都歴1年では都政に関する諸々の蓄積がまだ浅いため、2年目で政策立案部署へ異動するケースはまれでしょう。(人手が不足している多忙な部署であれば、入都2年目の職員を見習いとして異動させ、3年目から政策立案に関与させるというケースはありえます)


入都2年目、3年目あたりから、同期の間でも、異動希望がかなった、かなわなかったという違いが出てきます。公務員といえども競争社会にいることを実感させられるかもしれません。

ただし、都庁ではその時点で勝負ありということは決してありません。現在の職務を十分に果たしながら、異動希望をかなえる布石(異動先で必要となる技能を磨いておくなど)を打つことが大切です。

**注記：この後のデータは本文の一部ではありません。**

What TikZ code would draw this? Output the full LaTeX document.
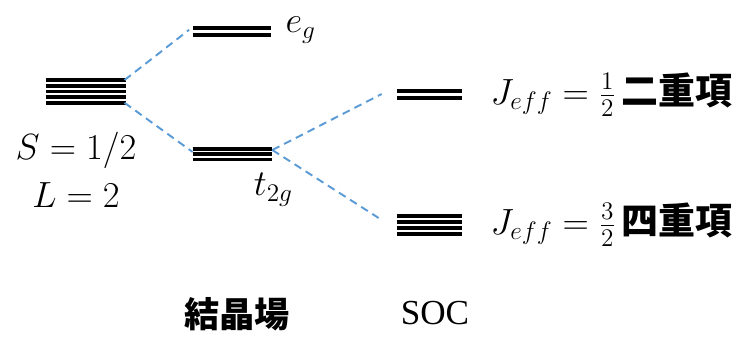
\documentclass[tikz,border=0pt]{standalone}
\usepackage{fontspec}
\newfontfamily\cjkfont{Noto Sans CJK JP}
\newfontfamily\socfont{Liberation Serif}
\usetikzlibrary{positioning}

\definecolor{splitblue}{RGB}{91,155,213}

\begin{document}
\begin{tikzpicture}[x=0.02cm, y=-0.02cm,
        level/.style={minimum width=#1, minimum height=0pt, inner sep=0pt},
        line/.style={line width=2.1pt, draw=black},
        split/.style={draw=splitblue, line width=1.1pt, dash pattern=on 4.5pt off 3pt},
        lab/.style={font=\fontsize{21}{26}\selectfont, inner sep=0pt}]

        % Fix the page size
        \useasboundingbox (0,0) rectangle (745,336);

        % Add the levels (top line of each stack)
        \node[level=1.6cm]  (free)    at (86,80)    {};
        \node[level=1.56cm] (e_g)     at (232,28)   {};
        \node[level=1.58cm] (t_2g)    at (232.5,149) {};
        \node[level=1.3cm]  (j_half)  at (429.5,91) {};
        \node[level=1.3cm]  (j_quart) at (429.5,216) {};

        % Draw the lines of each stack
        \foreach \i in {0,...,4}
            \draw[line] ([yshift=-\i*0.114cm]free.west) -- ([yshift=-\i*0.114cm]free.east);
        \foreach \i in {0,1}
            \draw[line] ([yshift=-\i*0.14cm]e_g.west) -- ([yshift=-\i*0.14cm]e_g.east);
        \foreach \i in {0,...,2}
            \draw[line] ([yshift=-\i*0.106cm]t_2g.west) -- ([yshift=-\i*0.106cm]t_2g.east);
        \foreach \i in {0,1}
            \draw[line] ([yshift=-\i*0.14cm]j_half.west) -- ([yshift=-\i*0.14cm]j_half.east);
        \foreach \i in {0,...,3}
            \draw[line] ([yshift=-\i*0.118cm]j_quart.west) -- ([yshift=-\i*0.118cm]j_quart.east);

        % Connect the levels with dashed lines
        \draw[split] ([xshift=-1pt]free.east) -- ([xshift=-2pt,yshift=-1pt]e_g.west);
        \draw[split] ([xshift=-1pt,yshift=-0.456cm]free.east) -- ([yshift=-0.06cm]t_2g.west);
        \draw[split] ([yshift=-0.02cm]t_2g.east) -- ([xshift=-0.3cm,yshift=-0.06cm]j_half.west);
        \draw[split] ([yshift=-0.02cm]t_2g.east) -- ([xshift=-0.36cm,yshift=-0.04cm]j_quart.west);

        % Add the labels
        \node[lab, align=center, anchor=north] (free_lab) at (76,132)
            {$S = 1/2$\\[1pt]$L = 2$};
        \node[lab, right=0.28cm of e_g.east, anchor=west, yshift=-0.04cm] (e_g_lab) {$e_g$};
        \node[lab, below=0.48cm of t_2g.east, xshift=0.02cm] (t_2g_lab) {$t_{2g}$};
        \node[lab, right=0.56cm of j_half.east, anchor=west, yshift=-0.07cm] (j_half_lab)
            {$J_{eff} = \frac{1}{2}$\,{\cjkfont\bfseries 二重項}};
        \node[lab, right=0.56cm of j_quart.east, anchor=west, yshift=-0.17cm] (j_quart_lab)
            {$J_{eff} = \frac{3}{2}$\,{\cjkfont\bfseries 四重項}};
        \node[lab, font=\fontsize{20}{24}\selectfont\cjkfont\bfseries] (cf_lab) at (237,314) {結晶場};
        \node[lab, font=\fontsize{20}{24}\selectfont\socfont] (soc_lab) at (435,313) {SOC};
\end{tikzpicture}
\end{document}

ところで、筆者も振出しの配属先は希望外(おそらく大多数の受験生が敬遠している職務)でしたが、その後の異動は全て希望どおりです。

これにはやはりコツがあり、職員の中でも、コツを掴んで積極的に動くタイプと、異動希望は出すものの結局は人事当局の判断次第になるタイプに二分されているように感じます。

入都後どのような職務経験を何年積んできたかは、年次が上がるにつれて、次の異動先の決定に色濃く影響します。

例えば、本庁各部の予算担当としての経験があれば、局の総務部経理課予算係(局全体の予算を統括)への異動希望が通りやすくなります。さらに、各局の経理課予算係の経験があれば、財務局主計部から声がかかることもある、という具合です。
人事や政策の企画立案など、他の分野でも同様です。

採用時の配属先については、出先になるか本庁になるか、本人の努力や実力で希望を通すことはできません。

逆に、出先配属だから評価されていないと考える必要も全くありません。当局の新人育成方針と各職場の人材ニーズとの都合上、そうなっているだけです。

最初の配属先で結果を残し、概ね3年目を迎える時期までに、より困難な仕事や新しいチャレンジに耐えうる人材という評価を得ているかどうかが、その後のキャリアの道筋を占ううえで非常に大切です。